Gantt Charts

Recorded at Lean Agile Manchester on 21st June 2017
Gantt Charts in Agile?

Transcript

Hello everyone. I’m gonna talk about Gantt charts. Interesting reaction, that. Yeah. Yeah. right. Does anybody want a picture of Brian’s board before I wipe it off?

Okay. Tell you what? I’ll stick it over here instead? Am I actually gonna defend Gantts charts? Don’t go. Stay, everyone, stay. It’s not as bad as it seems. All right. It’s an interesting reaction that you see when people start talking about these things here. These old school, these awful, ‘We’re not a child, now. We don’t do Gantts charts. We don’t even do, do we?’

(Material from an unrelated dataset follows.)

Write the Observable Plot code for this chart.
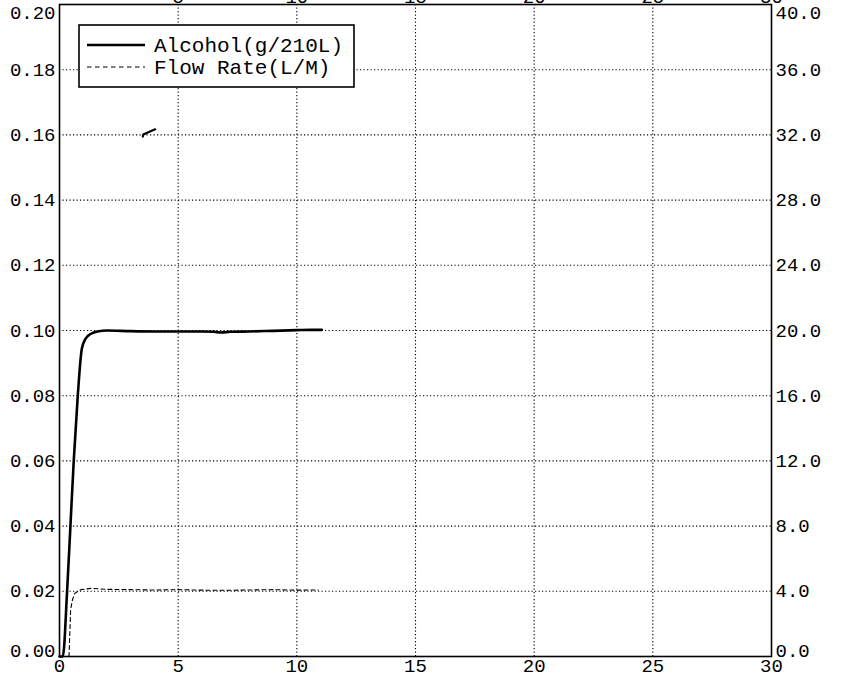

I guess my premise is, a Gantt chart is okay. It’s fine. Let me tell you what’s not fine. The reason I’m saying that it’s fine is, it’s absolutely sensible. If you … Not everything is software. There are some things in life, which are a little bit more predictable. Which, you may want to then map out a flow like this. When Henry, Gantts was it?, I think it was the 1910’s. I read Wikipedia before, actually. When Henry Gantt came up with this, it was in the 1910’s. They didn’t have Microsoft projects or anything like that, yeah? Actually, a Gantt chart is … It does what it does. It’s quite simple. Maybe we want to just rename it to ‘Roadmap’. Ever seen a roadmap? It’s laid out not too dissimilar. It’s just a series of milestones or events in a timeline with some order of scale attached with it. That’s harmless. Nothing wrong with that.

The problem comes is when the tech heads come along and say, we could map something like this to your Gantt chart. We could start to lay out our resources and we could allocate them to these things and we can say, ‘Are they over allocate, are the under allocated?’ In other words, things like Microsoft projects gives Gantts charts a really bad name. If you in a situation where you in a … Let’s call it a ‘highly waterfall’ environment, and you being asked to produced a Gantt charts, don’t say, ‘We don’t do that in a job?’ Because, if they want a Gantt chart, just give them a Gantt chart. Seriously. It’s not a big deal.

If they say, ‘Can you produce in Microsoft Projects and level your plan,’ has anyone ever levelled their planning life? Yeah. What a bloody ridiculous concept that was. If you’ve ever done that, just say ‘no.’ Feel like thinking of Grange Hill now. What’s his name? … Zack, was it? Or …

Zammo. ‘Just say no.’ Also, we then link it. We try and get a bit more clever into things like Project Server, ’cause we want to go enterprise class. We gonna now roll it all up into these nice big dashboards. As sort of was saying, ‘This down here is evil. This is horrible. This should be gone there.’ If you see your organisations doing that, just question them. ‘What do you really get from that?’ Again, don’t … The Gantt chart. It’s a tool in the toolkit. Might not be the best tool in the toolkit, but it’s still just a tool. Let’s not give Gantt charts a hard time, but let’s give Microsoft Projects really hard time.

Separate the two and think of other ways in which you can … Sometimes I see people, when they won’t present something as simple as a Gantt chart, because it’s not agile, sleek, or how is it some really other awkward way to present some information. When actually, just a simple, ‘Do it PowerPoint. Do it Excel,’ whatever. It’s simple common sense. Let it always … Common sense prevail. Thank you. That was my talk.